Anthony This small south-central Kansas town of 2,200 residents is taking on a task of Hollywood proportions — raising $1.2 million to restore its Main Street theater to its former movie palace grandeur.
“It is intimidating to a small community to talk about that many dollars,” said Lyle Wellbrook, a member of the committee working on the Anthony Theatre restoration project.
“It scared us, the committee, at first,” said Wellbrook, who owns and operates Marshall Jewelry about a block and a half from the theater. “We were thinking half that much money, and we were scared of that.”
However, the notion of preserving an architecturally unique theater and once again showing movies there is winning over supporters, said another committee member, BarBara Wright.
“I’ve served on a lot of committees and seen a lot of things happen, but I’ve never served on one that has so much community support behind it,” Wright said.
Since the Anthony Theatre stopped showing movies on an irregular basis about six or seven years ago, Anthony residents have had to drive an hour or more to theaters in Wichita.
However, there are more reasons than convenience for restoring the Anthony Theatre, which first opened its doors Nov. 23, 1936, with a showing of “Love on the Run,” starring Joan Crawford, Clark Gable and Franchot Tone.
“Its decorative Art Deco exterior and opulent interior treatments are hallmarks of the movie palaces that were built across America in the 1920s and 1930s,” says the document that put the theater on the National Register of Historic Places on April 18, 1991. “These buildings were designed to be showplaces, with sumptuous appointments, inviting the rich and poor alike to share the lavish surrounding and escape into celluloid fantasies.”
Christy Davis, a Topeka preservationist working with the committee to obtain funding for the project, said the Boller Brothers, of Kansas City, Mo., designed many of the other Kansas movie palaces of that era and did so in the Spanish Colonial Revival style.
However, Davis said the Anthony, designed by S.S. Voigt, of Wichita, is “a very rare example of an Art Deco theater that’s intact, both the exterior and interior.”
“A lot of theaters in the ’50s got modified on the exterior,” Davis said. “Many of them might be a 1920s theater, but they have a 1950s marquee. This building still has its original marquee, and it’s Art Deco.”
“It’s one of the rare survivors,” she also said.
Wright said the Harper County Preservation and Tourism Alliance while working on another project began discussion more than a year ago about the Anthony, whose former owner had been reluctant to sell.
However, John Gaffney, an Anthony attorney, negotiated a one-year option to purchase the building for $42,000. Fundraising commenced, but Wright said the committee was $17,000 short and the option was about to expire when Randy Patterson, of the Anthony Livestock Co., stepped in to donate the balance.
Places Architects, a Wichita firm, inspected the integrity of the building, declaring it “a remarkably sound structure, relatively easily restored, and historically significant enough to warrant every effort to renovate this building to its former function and beauty,” wrote architect Paul Cavanaugh.
Cavanaugh developed for the committee a phased $1.2 million budget, the first element of which is $110,000 for repairs, including ones to a masonry wall that if not done could severely damage the building.
Davis has written for the committee a grant request to the Heritage Trust Fund administered by the Kansas State Historical Society that would fund most of that first phase.

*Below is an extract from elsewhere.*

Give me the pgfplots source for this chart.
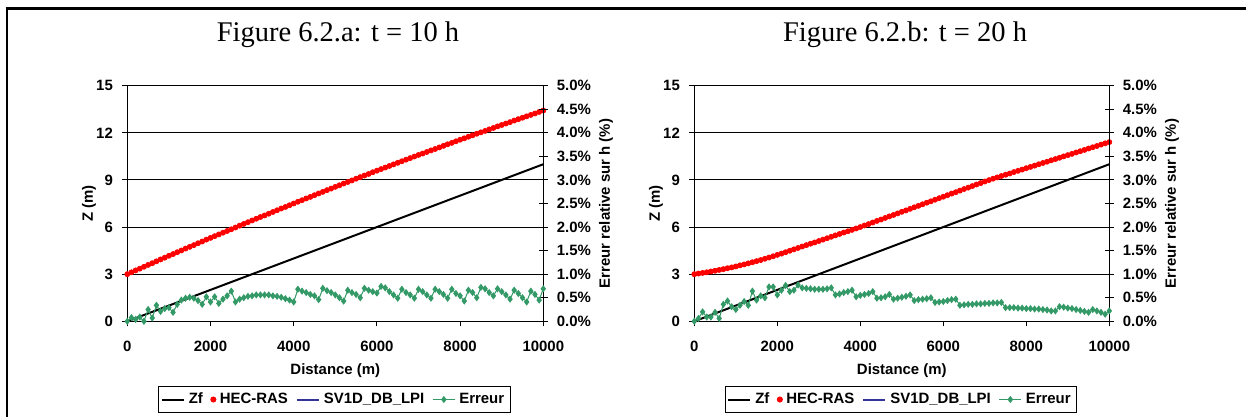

Anthony will learn in May whether it will receive the grant.
Wellbrook said the committee wants to preserve as much of the theater’s original appearance as possible. Toward that goal, the committee acquired an adjoining lot on which it plans to build a new structure that would accommodate handicap-accessible restrooms, storage, offices and concessions.
Wright said the committee wants space for dressing rooms so the Anthony also could be used for live theater, possibly with a dinner theater option in the new structure.
The budget also calls for digital projection equipment and a modern sound system. Representatives of the company that installed the theater’s original seating are working with the committee on a way to incorporate that hardware into more spacious and comfortable seating.
Originally, the theater sat 587, but Wright said the renovated theater likely would have around 350 seats.
Other grant applications are in the works, and Davis said the committee also will apply for tax credits available for restoring historical buildings.
Donations to the project are tax-deductible as the Harper County Preservation and Tourism Alliance is a project of Sunflower Resource Conservation and Development Inc., a nonprofit group covering eight south-central Kansas counties.